By Jean-Nicolas Beuze, UNHCR Representative to the EU

The new UN High Commissioner for Refugees Barham Salih recently set an ambitious objective: a 50% reduction in the number of refugees living in protracted displacement and dependent on humanitarian assistance by 2035.

After 30 years in the field, my recent mission to Mauritania reminded me that this goal is not wishful thinking. It is a necessity.

In the Hodh Chargui region in eastern Mauritania, at Mbera refugee camp and in surrounding host communities, tens of thousands of Malian refugees live alongside Mauritanian families in an area already facing drought, economic hardship and limited infrastructure. If this population formed a single city, it would be among the largest in the country. Yet this is a remote rural region with scarce public resources, where every additional pressure is felt acutely.

And still, Mauritania has chosen to keep its doors open and to work with us on solutions that restore the dignity of both refugees and local communities by enabling them to become self-reliant. At a time of sharp reductions in humanitarian and development aid from Western donors, this is not only the right path – it is the only viable one.

What struck me most was the commitment of the authorities, both national and local. Ultimately, they are the ones who can deliver lasting solutions. Our discussions focused on practical steps: registering refugees quickly so their children can attend school, ensuring access to social protection systems, and allowing qualified refugees to work – including in public hospitals or schools.

Mauritania is not a wealthy country, and it operates in a fragile regional environment. Stepping back would be politically and financially easier. Maintaining a functioning asylum system and integration services requires real political courage. Mauritanian leaders and communities deserve continued international support.

Equally striking were my conversations with Malian refugees and Mauritanian residents. In the vibrant markets of the region, I heard the same message repeatedly: people do not want to depend on aid. They want the opportunity to work, support their families and contribute economically and socially.

This is where partnership becomes critical.

Despite the challenges, the Mbera region is full of opportunity. Underground water is easily accessible – which is why we are installing solar-powered boreholes. Livestock and agricultural potential are significant – which is why we support value-chain businesses that benefit both refugees and host communities.

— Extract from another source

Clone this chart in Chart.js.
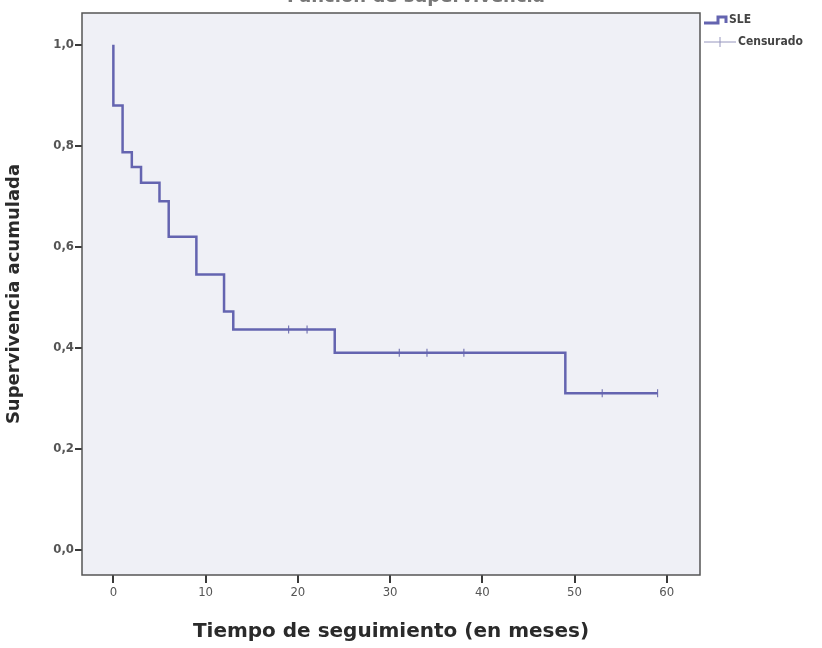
<!DOCTYPE html>
<html>
<head>
<meta charset="utf-8">
<script src="https://cdn.jsdelivr.net/npm/chart.js@4.4.1/dist/chart.umd.min.js"></script>
<style>
  html, body { margin: 0; padding: 0; background: #fff; }
  #wrap { width: 822px; height: 648px; }
</style>
</head>
<body>
<div id="wrap"><canvas id="km" width="822" height="648"></canvas></div>
<script>
// Kaplan-Meier step points (time in months, cumulative survival after the event)
const eventTimes = [0, 0, 1, 2, 3, 5, 6, 9, 12, 13, 24, 49, 59];
const survival = [1.0, 0.88, 0.787, 0.758, 0.727, 0.69, 0.62, 0.545, 0.472, 0.436, 0.39, 0.31, 0.31];

// censored observations
const censorTimes = [19, 21, 31, 34, 38, 53, 59];
const censorSurv = [0.436, 0.436, 0.39, 0.39, 0.39, 0.31, 0.31];

const xTicks = [0, 10, 20, 30, 40, 50, 60];
const yTicks = [0, 0.2, 0.4, 0.6, 0.8, 1.0];

const lineColor = "rgb(100,100,176)";
const frameColor = "#3a3a3a";

const frame = {
  id: "frame",
  beforeDatasetsDraw(chart) {
    const { ctx, chartArea: a } = chart;
    ctx.save();
    ctx.fillStyle = "#eff0f6";
    ctx.fillRect(a.left, a.top, a.right - a.left, a.bottom - a.top);
    ctx.restore();
  },
  afterDraw(chart) {
    const { ctx, chartArea: a } = chart;
    ctx.save();
    ctx.strokeStyle = "#555";
    ctx.lineWidth = 1.5;
    ctx.strokeRect(a.left, a.top, a.right - a.left, a.bottom - a.top);

    // title, cropped at the top of the picture
    ctx.fillStyle = "#777";
    ctx.font = "bold 18px 'DejaVu Sans'";
    ctx.textAlign = "center";
    ctx.textBaseline = "alphabetic";
    ctx.fillText("Función de supervivencia", (a.left + a.right) / 2 + 25, 2);

    // legend
    const lx = a.right + 4;
    ctx.strokeStyle = lineColor;
    ctx.lineWidth = 3;
    ctx.beginPath();
    ctx.moveTo(lx, 23);
    ctx.lineTo(lx + 14, 23);
    ctx.lineTo(lx + 14, 17);
    ctx.lineTo(lx + 22, 17);
    ctx.lineTo(lx + 22, 23);
    ctx.stroke();
    ctx.strokeStyle = "rgb(150,150,190)";
    ctx.lineWidth = 1;
    ctx.beginPath();
    ctx.moveTo(lx, 42);
    ctx.lineTo(lx + 32, 42);
    ctx.moveTo(lx + 16, 37);
    ctx.lineTo(lx + 16, 47);
    ctx.stroke();
    ctx.fillStyle = "#444";
    ctx.font = "bold 12px 'DejaVu Sans Condensed'";
    ctx.textAlign = "left";
    ctx.textBaseline = "middle";
    ctx.fillText("SLE", lx + 25, 20);
    ctx.fillText("Censurado", lx + 34, 42);
    ctx.restore();
  }
};

new Chart(document.getElementById("km"), {
  type: "line",
  data: {
    datasets: [
      {
        label: "SLE",
        data: eventTimes.map((t, i) => ({ x: t, y: survival[i] })),
        borderColor: lineColor,
        borderWidth: 2.5,
        stepped: "before",
        pointRadius: 0,
        fill: false
      },
      {
        label: "Censurado",
        data: censorTimes.map((t, i) => ({ x: t, y: censorSurv[i] })),
        showLine: false,
        pointStyle: "line",
        rotation: 90,
        pointRadius: 4,
        borderColor: "rgb(120,120,180)",
        borderWidth: 1.2
      }
    ]
  },
  options: {
    responsive: false,
    animation: false,
    layout: { padding: { top: 13, right: 122, left: 0, bottom: 0 } },
    plugins: { legend: { display: false }, tooltip: { enabled: false } },
    scales: {
      x: {
        type: "linear",
        min: -3.4,
        max: 63.6,
        afterBuildTicks: s => { s.ticks = xTicks.map(v => ({ value: v })); },
        afterFit: s => { s.height = 73; },
        grid: { drawOnChartArea: false, drawTicks: true, tickLength: 8, color: frameColor, lineWidth: 2 },
        border: { display: false },
        ticks: { color: "#555", font: { family: "DejaVu Sans Condensed", size: 13 }, padding: 2 },
        title: {
          display: true,
          text: "Tiempo de seguimiento (en meses)",
          color: "#2a2a2a",
          font: { family: "DejaVu Sans", weight: "bold", size: 20 },
          padding: { top: 8 }
        }
      },
      y: {
        type: "linear",
        min: -0.05,
        max: 1.063,
        afterBuildTicks: s => { s.ticks = yTicks.map(v => ({ value: v })); },
        afterFit: s => { s.width = 82; },
        grid: { drawOnChartArea: false, drawTicks: true, tickLength: 7, color: frameColor, lineWidth: 2 },
        border: { display: false },
        ticks: {
          color: "#555",
          font: { family: "DejaVu Sans Condensed", size: 13, weight: "bold" },
          padding: 1,
          callback: v => v.toFixed(1).replace(".", ",")
        },
        title: {
          display: true,
          text: "Supervivencia acumulada",
          color: "#2a2a2a",
          font: { family: "DejaVu Sans", weight: "bold", size: 18 },
          padding: { bottom: 10 }
        }
      }
    }
  },
  plugins: [frame]
});
</script>
</body>
</html>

Encouragingly, some European companies are ready to invest in these efforts. The European Commission’s Global Gateway initiative is designed precisely to support such partnerships.

Together, we can turn displacement from a permanent humanitarian burden into an opportunity for economic inclusion and local development. Not because we feel sorry for refugees or impoverished communities, but because this is a model that works for everyone.

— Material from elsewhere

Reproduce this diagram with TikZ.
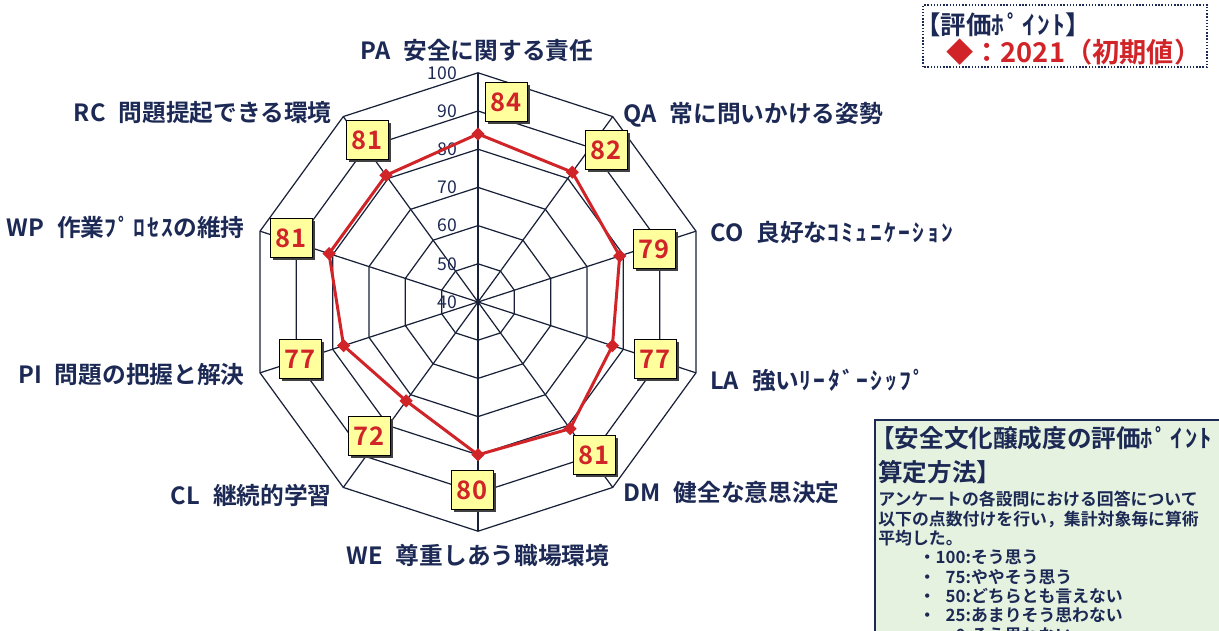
\documentclass[tikz,border=0pt]{standalone}
\usepackage{fontspec}
\setmainfont{Noto Sans CJK JP}[BoldFont={Noto Sans CJK JP Bold}]
\usepackage{tikz}
\usetikzlibrary{shapes}
\usetikzlibrary{shadows}
\definecolor{navy}{rgb}{0.11,0.16,0.33}
\definecolor{gridcol}{rgb}{0.10,0.13,0.22}
\definecolor{valred}{rgb}{0.82,0.14,0.16}
\definecolor{boxyel}{rgb}{1,1,0.62}
\definecolor{boxgreen}{rgb}{0.90,0.95,0.88}
\newcommand\hw[1]{{\addfontfeature{LetterSpace=10}#1}}
\newcommand\gap{\hspace{0.55em}}

\begin{document}
\begin{tikzpicture}[x=0.02cm,y=0.02cm,
  every node/.style={text=navy,font=\bfseries},
  axlabel/.style={inner sep=0pt,font=\fontsize{13.5}{16}\bfseries\selectfont},
  valbox/.style={draw=black,fill=boxyel,minimum width=0.84cm,minimum height=0.78cm,inner sep=0pt,
    text=valred,font=\fontsize{14.5}{16}\bfseries\selectfont,
    general shadow={fill=black!75,shadow xshift=1.6pt,shadow yshift=-1.6pt}},
  dot/.style={diamond,fill=valred,inner sep=0pt,minimum size=0.27cm}]

  \clip (0,0) rectangle (1219,630);

  \begin{scope}[shift={(478,328)}]
    \coordinate (c) at (0,0);
    % rings and spokes
    \foreach \l in {50,60,...,100}
      \draw [gridcol,line width=0.7pt] (90:{(\l-40)*3.82})
        \foreach \k in {1,...,9}{ -- ({90-36*\k}:{(\l-40)*3.82}) } -- cycle;
    \foreach \k in {0,...,9}
      \draw [gridcol,line width=0.7pt] (c) -- ({90-36*\k}:229) coordinate (o\k);
    \foreach \l in {40,50,...,100}
      \node [anchor=east,font=\fontsize{10}{12}\selectfont] (s\l) at (-15,{(\l-40)*3.82}) {\l};

    % data line
    \foreach \v [count=\k from 0] in {84,82,79,77,81,80,72,77,81,81}
      \coordinate (p\k) at ({90-36*\k}:{(\v-40)*3.82});
    \draw [valred,line width=1.7pt,line join=round] (p0) -- (p1) -- (p2) -- (p3) -- (p4)
      -- (p5) -- (p6) -- (p7) -- (p8) -- (p9) -- cycle;
    \foreach \k in {0,...,9}
      \node [dot] (m\k) at (p\k) {};

    % value boxes
    \foreach \v/\bx/\by [count=\k from 0] in {84/28/200,82/128/152,79/176/53,77/177/-57,81/116/-153,
        80/-6/-188,72/-109/-134,77/-178/-57,81/-187/64,81/-111/162}
      \node [valbox] (b\k) at (\bx,\by) {\v};

    % axis labels
    \node [axlabel] (a0) at (-1,252) {PA\gap 安全に関する責任};
    \node [axlabel,anchor=west] (a1) at (145,187) {QA\gap 常に問いかける姿勢};
    \node [axlabel,anchor=west] (a2) at (232,70) {CO\gap 良好な\hw{ｺﾐｭﾆｹｰｼｮﾝ}};
    \node [axlabel,anchor=west] (a3) at (232,-78) {LA\gap 強い\hw{ﾘｰﾀﾞｰｼｯﾌﾟ}};
    \node [axlabel,anchor=west] (a4) at (145,-191) {DM\gap 健全な意思決定};
    \node [axlabel] (a5) at (0,-253) {WE\gap 尊重しあう職場環境};
    \node [axlabel,anchor=east] (a6) at (-146,-193) {CL\gap 継続的学習};
    \node [axlabel,anchor=east] (a7) at (-233,-73) {PI\gap 問題の把握と解決};
    \node [axlabel,anchor=east] (a8) at (-233,75) {WP\gap 作業\hw{ﾌﾟﾛｾｽ}の維持};
    \node [axlabel,anchor=east] (a9) at (-146,189) {RC\gap 問題提起できる環境};
  \end{scope}

  % legend
  \draw [navy,densely dotted,line width=0.8pt] (923,563) rectangle (1207,625);
  \node [anchor=west,inner sep=0pt,font=\fontsize{14.5}{16}\bfseries\selectfont] (lg1) at (915,605) {【評価\hw{ﾎﾟｲﾝﾄ}】};
  \node [anchor=west,inner sep=0pt,text=valred,font=\fontsize{15.5}{17}\bfseries\selectfont] (lg2) at (946,578) {◆：2021（初期値）};

  % method box
  \draw [navy,line width=1.1pt,fill=boxgreen] (875,210) rectangle (1240,-20);
  \node [anchor=west,inner sep=0pt,font=\fontsize{14}{16}\bfseries\selectfont] (t1) at (870,192) {【安全文化醸成度の評価\hw{ﾎﾟｲﾝﾄ}};
  \node [anchor=west,inner sep=0pt,font=\fontsize{14}{16}\bfseries\selectfont] (t2) at (878,158) {算定方法】};
  \node [anchor=north west,align=left,inner sep=0pt,font=\fontsize{9.6}{11}\bfseries\selectfont] (t3) at (878,139)
    {アンケートの各設問における回答について\\
     以下の点数付けを行い，集計対象毎に算術\\
     平均した。\\
     \hspace{2.4em}・100:そう思う\\
     \hspace{2.4em}・\phantom{1}75:ややそう思う\\
     \hspace{2.4em}・\phantom{1}50:どちらとも言えない\\
     \hspace{2.4em}・\phantom{1}25:あまりそう思わない\\
     \hspace{2.4em}・\phantom{10}0:そう思わない};
\end{tikzpicture}
\end{document}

For European policymakers, the implication is clear: investing in refugee self-reliance in host countries is not charity – it is one of the most effective ways to reduce long-term humanitarian costs, strengthen fragile regions and address the drivers of onward displacement and insecurity.

If we scale such approaches, the High Commissioner’s objective will not remain an aspiration. It will become proof that, with the right partnerships and political will, refugees can move from dependency to autonomy – and contribute to the societies that host them.

Jean-Nicolas Beuze is the UNHCR country representative to the EU, Belgium, Ireland, Luxembourg, the Netherlands and Portugal, having previously served as country representative in Iraq, Yemen and Canada. He has over 27 years of experience working for the UN in the field and at the headquarters in the areas of human rights, peacekeeping and child protection.